Friday, June 18, 2010

It Ain't About Fairy Dust

"I used to believe the world was magic..."
pen, pencil and watercolor on paper
7/100 in 100, 6/17/10
Welcome to my creative process.
I do not know what this drawing/painting is. Actually, I do. I was thinking about making a three dimensional hanging sculpture, a mobile, I suppose, maybe an assemblage. I haven't done one of those for years and years. I have all these little pieces that I made out of paperclay, and I want to do something with them.
I originally thought of just selling the little houses and charms on etsy, but something seems missing to me. Then I realized, I am not really a bits and bobs kind of person. These little pieces need to have a context to make me feel like they are complete. They need to be in dialogue with their surroundings, perhaps some companions, a color, a background.

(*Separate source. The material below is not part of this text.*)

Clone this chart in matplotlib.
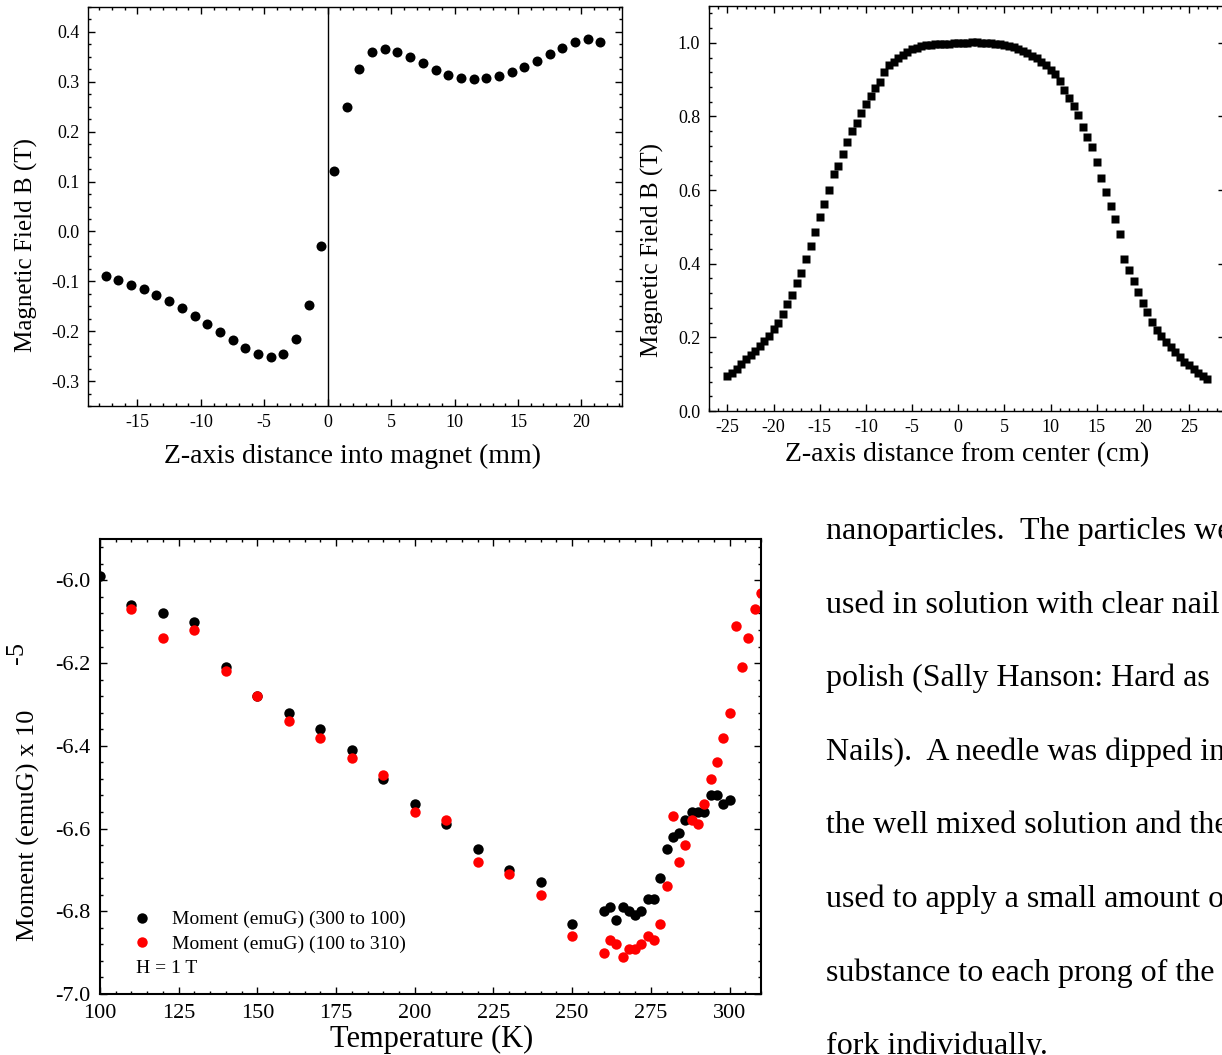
import numpy as np
import matplotlib
matplotlib.use("Agg")
import matplotlib.pyplot as plt
from matplotlib.ticker import MultipleLocator, AutoMinorLocator, FormatStrFormatter

# ---- data ----
# top left: field vs. distance into magnet
Z_MM = [-17.5, -16.5, -15.5, -14.5, -13.5, -12.5, -11.5, -10.5, -9.5, -8.5,
        -7.5, -6.5, -5.5, -4.5, -3.5, -2.5, -1.5, -0.5, 0.5, 1.5,
        2.5, 3.5, 4.5, 5.5, 6.5, 7.5, 8.5, 9.5, 10.5, 11.5,
        12.5, 13.5, 14.5, 15.5, 16.5, 17.5, 18.5, 19.5, 20.5, 21.5]
B_MM = [-0.089, -0.097, -0.107, -0.116, -0.128, -0.140, -0.154, -0.169, -0.185, -0.202,
        -0.218, -0.234, -0.246, -0.252, -0.245, -0.215, -0.147, -0.030, 0.122, 0.250,
        0.326, 0.359, 0.366, 0.359, 0.349, 0.337, 0.324, 0.313, 0.308, 0.305,
        0.307, 0.311, 0.319, 0.329, 0.341, 0.355, 0.367, 0.379, 0.386, 0.379]

# top right: field vs. distance from center
Z_CM = [-25, -24.5, -24, -23.5, -23, -22.5, -22, -21.5, -21, -20.5,
        -20, -19.5, -19, -18.5, -18, -17.5, -17, -16.5, -16, -15.5,
        -15, -14.5, -14, -13.5, -13, -12.5, -12, -11.5, -11, -10.5,
        -10, -9.5, -9, -8.5, -8, -7.5, -7, -6.5, -6, -5.5,
        -5, -4.5, -4, -3.5, -3, -2.5, -2, -1.5, -1, -0.5,
        0, 0.5, 1, 1.5, 2, 2.5, 3, 3.5, 4, 4.5,
        5, 5.5, 6, 6.5, 7, 7.5, 8, 8.5, 9, 9.5,
        10, 10.5, 11, 11.5, 12, 12.5, 13, 13.5, 14, 14.5,
        15, 15.5, 16, 16.5, 17, 17.5, 18, 18.5, 19, 19.5,
        20, 20.5, 21, 21.5, 22, 22.5, 23, 23.5, 24, 24.5,
        25, 25.5, 26, 26.5, 27]
B_CM = [0.095, 0.102, 0.115, 0.128, 0.140, 0.152, 0.162, 0.176, 0.190, 0.203,
        0.224, 0.239, 0.264, 0.290, 0.315, 0.347, 0.375, 0.412, 0.447, 0.487,
        0.526, 0.562, 0.600, 0.643, 0.665, 0.698, 0.731, 0.761, 0.782, 0.810,
        0.835, 0.855, 0.878, 0.893, 0.920, 0.939, 0.949, 0.959, 0.968, 0.976,
        0.983, 0.987, 0.991, 0.994, 0.995, 0.996, 0.997, 0.998, 0.998, 0.999,
        0.999, 1.000, 1.000, 1.001, 1.001, 1.000, 1.000, 0.999, 0.998, 0.996,
        0.995, 0.992, 0.988, 0.984, 0.978, 0.972, 0.965, 0.958, 0.949, 0.939,
        0.927, 0.914, 0.895, 0.871, 0.851, 0.829, 0.803, 0.771, 0.745, 0.718,
        0.676, 0.632, 0.596, 0.557, 0.522, 0.481, 0.413, 0.384, 0.352, 0.322,
        0.293, 0.268, 0.241, 0.221, 0.205, 0.188, 0.173, 0.160, 0.147, 0.134,
        0.124, 0.113, 0.104, 0.095, 0.088]

# bottom: moment vs. temperature
T_DOWN = [100, 110, 120, 130, 140, 150, 160, 170, 180, 190, 200, 210, 220, 230, 240, 250,
          260, 262, 264, 266, 268, 270, 272, 274, 276, 278, 280, 282, 284, 286, 288,
          290, 292, 294, 296, 298, 300]
M_DOWN = [-5.99, -6.06, -6.08, -6.10, -6.21, -6.28, -6.32, -6.36, -6.41, -6.48, -6.54, -6.59,
          -6.65, -6.70, -6.73, -6.83,
          -6.80, -6.79, -6.82, -6.79, -6.80, -6.81, -6.80, -6.77, -6.77, -6.72, -6.65, -6.62,
          -6.61, -6.58, -6.56, -6.56, -6.56, -6.52, -6.52, -6.54, -6.53]
T_UP = [110, 120, 130, 140, 150, 160, 170, 180, 190, 200, 210, 220, 230, 240, 250,
        260, 262, 264, 266, 268, 270, 272, 274, 276, 278, 280, 282, 284, 286, 288,
        290, 292, 294, 296, 298, 300, 302, 304, 306, 308, 310]
M_UP = [-6.07, -6.14, -6.12, -6.22, -6.28, -6.34, -6.38, -6.43, -6.47, -6.56, -6.58, -6.68,
        -6.71, -6.76, -6.86,
        -6.90, -6.87, -6.88, -6.91, -6.89, -6.89, -6.88, -6.86, -6.87, -6.83, -6.74, -6.57,
        -6.68, -6.64, -6.58, -6.59, -6.54, -6.48, -6.44, -6.38, -6.32, -6.11, -6.21, -6.14,
        -6.07, -6.03]

# paragraph beside the bottom chart, as far as it is visible
TEXT_LINES = [
    "nanoparticles.  The particles we",
    "used in solution with clear nail",
    "polish (Sally Hanson: Hard as",
    "Nails).  A needle was dipped in",
    "the well mixed solution and the",
    "used to apply a small amount o",
    "substance to each prong of the",
    "fork individually.",
]
# ----------------------------------

plt.rcParams.update({"font.family": ["Liberation Serif", "DejaVu Serif"],
                     "axes.unicode_minus": False})

W, H = 1222, 1055
fig = plt.figure(figsize=(W / 100, H / 100), dpi=100)


def px_axes(l, t, r, b):
    return fig.add_axes([l / W, 1 - b / H, (r - l) / W, (b - t) / H])


def fig_text(x, y, s, **kw):
    fig.text(x / W, 1 - y / H, s, **kw)


def style(ax, xmaj, ymaj, xminor, yminor, yfmt, fs, lw, pad):
    ax.xaxis.set_major_locator(MultipleLocator(xmaj))
    ax.yaxis.set_major_locator(MultipleLocator(ymaj))
    ax.xaxis.set_minor_locator(AutoMinorLocator(xminor))
    ax.yaxis.set_minor_locator(AutoMinorLocator(yminor))
    ax.xaxis.set_major_formatter(FormatStrFormatter("%d"))
    ax.yaxis.set_major_formatter(FormatStrFormatter(yfmt))
    ax.tick_params(which="both", direction="in", top=True, right=True,
                   labelsize=fs, width=1.0, pad=pad)
    ax.tick_params(which="major", length=5)
    ax.tick_params(which="minor", length=2.5)
    for s in ax.spines.values():
        s.set_linewidth(lw)


# top left
ax1 = px_axes(88, 7, 622, 406)
ax1.plot(Z_MM, B_MM, "o", color="black", ms=7.2, mec="none")
ax1.axvline(0, color="black", lw=1.0)
ax1.set_xlim(-18.9, 23.2)
ax1.set_ylim(-0.35, 0.45)
style(ax1, 5, 0.1, 5, 4, "%.1f", 13, 1.0, 6)
fig_text(26, 245, "Magnetic Field B (T)", rotation=90, ha="center", va="center", size=18)
fig_text(353, 456, "Z-axis distance into magnet (mm)", ha="center", va="center", size=20)

# top right
ax2 = px_axes(708.5, 6, 1225, 411)
ax2.plot(Z_CM, B_CM, "s", color="black", ms=6.3, mec="none")
ax2.set_xlim(-27.05, 28.9)
ax2.set_ylim(0, 1.1)
style(ax2, 5, 0.2, 5, 5, "%.1f", 13, 1.0, 6)
fig_text(652, 250, "Magnetic Field B (T)", rotation=90, ha="center", va="center", size=18)
fig_text(967, 455, "Z-axis distance from center (cm)", ha="center", va="center", size=20)

# bottom
ax3 = px_axes(100, 539, 761, 994)
ax3.plot(T_DOWN, M_DOWN, "o", color="black", ms=7.5, mec="none",
         label="Moment (emuG) (300 to 100)")
ax3.plot(T_UP, M_UP, "o", color="#ff0000", ms=7.5, mec="none",
         label="Moment (emuG) (100 to 310)")
ax3.set_xlim(100, 310)
ax3.set_ylim(-7.0, -5.9)
style(ax3, 25, 0.2, 5, 5, "%.1f", 16, 1.5, 7)
ax3.legend(loc="upper left", bbox_to_anchor=(0.0484, 0.183), frameon=False,
           borderpad=0, borderaxespad=0, handlelength=1.0, handletextpad=1.05,
           labelspacing=0.36, numpoints=1, fontsize=14)
ax3.text(0.0545, 0.057, "H = 1 T", transform=ax3.transAxes, ha="left", va="center", size=14)
fig_text(28, 825, "Moment (emuG) x 10", rotation=90, ha="center", va="center", size=19)
fig_text(17, 653, "-5", rotation=90, ha="center", va="center", size=19)
fig_text(432, 1039, "Temperature (K)", ha="center", va="center", size=22)

# paragraph text on the right
for i, line in enumerate(TEXT_LINES):
    fig_text(826, 539 + i * 73.6, line, ha="left", va="baseline", size=23)

fig.savefig("out.png", dpi=100)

It is quite possible that I need to do some scrounging and find some boxes. All those old assemblages I did in years past always started with found boxes. Broken jewelry boxes, old cigar boxes, sometimes just regular cardboard boxes.
But really, what I am doing in this period of time is trying to find my voice. Trying to find what I have to say. What I want to create.
I do not know.
This will be the journey, I suppose. And let me tell you, this 100 in 100 days challenge is keeping me accountable to staying on the track of my journey. I would be quite willing to blow it off if I didn't have the challenge.
Well, see you tomorrow.
ps. I just wanted to say that this drawing is lying a little bit when it says I used to believe the world magic and now I don't know what I believe. I totally believe the world is magic. It's just it is sometimes a very hard and difficult magic. Sometimes maybe always. The magic of transformation is painful.